Итак, у Вергилия история Лаокоона является только средством для достижения высших целей, и еще вопрос, является ли само по себе это происшествие достойным объектом поэзии.
1798
О ПРАВДЕ И ПРАВДОПОДОБИИ В ИСКУССТВЕ
На сцене одного немецкого театра изображалась овальная, имеющая форму амфитеатра зала, в ложах которой были нарисованы зрители, как бы принимавшие участие в том, что происходило внизу. Иные из подлинных зрителей в партере и в ложах были этим весьма недовольны и даже обиделись на то, что им намеревались навязать нечто столь неправдивое и неправдоподобное.
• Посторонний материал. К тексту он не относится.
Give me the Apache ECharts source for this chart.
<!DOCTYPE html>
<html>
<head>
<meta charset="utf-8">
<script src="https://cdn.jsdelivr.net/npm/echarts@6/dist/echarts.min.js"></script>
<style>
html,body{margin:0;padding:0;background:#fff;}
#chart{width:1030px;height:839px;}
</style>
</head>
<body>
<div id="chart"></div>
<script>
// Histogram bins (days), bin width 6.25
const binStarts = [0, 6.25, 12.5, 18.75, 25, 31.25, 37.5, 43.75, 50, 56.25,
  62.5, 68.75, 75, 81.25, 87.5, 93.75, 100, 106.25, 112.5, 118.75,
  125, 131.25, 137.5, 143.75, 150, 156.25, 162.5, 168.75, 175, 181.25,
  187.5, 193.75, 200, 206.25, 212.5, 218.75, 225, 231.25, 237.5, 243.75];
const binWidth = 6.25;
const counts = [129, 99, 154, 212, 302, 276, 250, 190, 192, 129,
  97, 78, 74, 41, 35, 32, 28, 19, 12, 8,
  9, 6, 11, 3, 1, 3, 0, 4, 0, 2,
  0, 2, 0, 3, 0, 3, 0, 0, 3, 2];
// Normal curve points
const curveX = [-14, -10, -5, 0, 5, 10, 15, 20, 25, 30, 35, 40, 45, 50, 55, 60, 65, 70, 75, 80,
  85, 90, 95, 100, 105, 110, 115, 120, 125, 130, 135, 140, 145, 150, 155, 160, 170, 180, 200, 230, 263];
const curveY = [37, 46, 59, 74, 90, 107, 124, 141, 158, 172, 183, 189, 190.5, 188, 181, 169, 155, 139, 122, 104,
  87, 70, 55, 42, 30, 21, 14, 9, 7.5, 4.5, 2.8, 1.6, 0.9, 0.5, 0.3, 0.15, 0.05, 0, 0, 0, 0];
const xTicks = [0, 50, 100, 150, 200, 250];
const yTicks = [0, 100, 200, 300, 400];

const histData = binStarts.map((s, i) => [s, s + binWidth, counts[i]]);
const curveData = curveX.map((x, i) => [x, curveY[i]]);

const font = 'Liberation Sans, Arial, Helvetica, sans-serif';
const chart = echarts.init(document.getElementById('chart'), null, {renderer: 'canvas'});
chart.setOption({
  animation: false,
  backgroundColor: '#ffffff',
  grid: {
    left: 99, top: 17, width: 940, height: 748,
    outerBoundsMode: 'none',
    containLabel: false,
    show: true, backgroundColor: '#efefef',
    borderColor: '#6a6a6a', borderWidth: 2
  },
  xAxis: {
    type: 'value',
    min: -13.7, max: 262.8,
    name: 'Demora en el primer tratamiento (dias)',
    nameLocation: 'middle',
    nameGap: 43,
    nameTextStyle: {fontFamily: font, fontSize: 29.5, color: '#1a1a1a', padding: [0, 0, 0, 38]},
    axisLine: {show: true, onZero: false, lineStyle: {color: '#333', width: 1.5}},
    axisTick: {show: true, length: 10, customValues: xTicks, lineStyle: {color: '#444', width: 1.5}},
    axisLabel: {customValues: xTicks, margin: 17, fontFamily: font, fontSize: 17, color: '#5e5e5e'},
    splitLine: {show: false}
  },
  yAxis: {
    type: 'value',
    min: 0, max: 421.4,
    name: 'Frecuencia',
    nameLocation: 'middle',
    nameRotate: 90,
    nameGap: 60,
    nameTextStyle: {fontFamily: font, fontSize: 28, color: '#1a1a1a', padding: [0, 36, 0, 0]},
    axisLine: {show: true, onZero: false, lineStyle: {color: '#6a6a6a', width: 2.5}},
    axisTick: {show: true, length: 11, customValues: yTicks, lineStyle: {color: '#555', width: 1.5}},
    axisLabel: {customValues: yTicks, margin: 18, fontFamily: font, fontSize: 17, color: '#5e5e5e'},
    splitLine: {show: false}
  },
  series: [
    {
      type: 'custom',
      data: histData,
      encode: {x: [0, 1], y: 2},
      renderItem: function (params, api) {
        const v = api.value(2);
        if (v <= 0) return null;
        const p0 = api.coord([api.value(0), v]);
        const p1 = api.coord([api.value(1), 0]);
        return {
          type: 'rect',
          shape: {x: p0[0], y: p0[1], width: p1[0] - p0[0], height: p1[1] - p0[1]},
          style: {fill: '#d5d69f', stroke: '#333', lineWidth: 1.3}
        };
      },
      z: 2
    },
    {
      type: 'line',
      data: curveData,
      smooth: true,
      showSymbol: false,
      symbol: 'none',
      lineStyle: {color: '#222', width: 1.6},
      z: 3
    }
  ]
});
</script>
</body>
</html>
По этому поводу возник разговор, приблизительное содержание которого и излагается здесь.
Защитник художника. Давайте-ка посмотрим, не удастся ли нам как-нибудь сговориться друг с другом.
Зритель. Не понимаю, каким образом вы собираетесь оправдать подобное изображение.
Защитник. Но ведь, не правда ли, когда вы идете в театр, вы не ожидаете, чтобы все разыгрывающееся на сцене было правдивым и настоящим?
Зритель. Нет! Но я стремлюсь, чтобы мне, по крайней мере, все казалось правдивым и настоящим.
Защитник. Простите, если я позволю себе, вопреки вашему признанию, утверждать, что вы ни в коем случае к этому не стремитесь.
Зритель. Вот странно! Если бы я не стремился к этому, то для чего были бы все усилия декоратора точнейшим образом следовать законам перспективы и тщательно воссоздавать все предметы? К чему было бы изучать костюмы разных эпох? К чему затрачивать огромные средства на то, чтобы сделать их достаточно выдержанными, разве не для того, чтобы перенести меня в те отдаленные времена? Почему больше всего прославляют того актера, который правдивее других передает чувства, который речью, движениями, жестом ближе подходит к действительности и создает иллюзию, будто я вижу не подражание, а нечто действительно происходящее?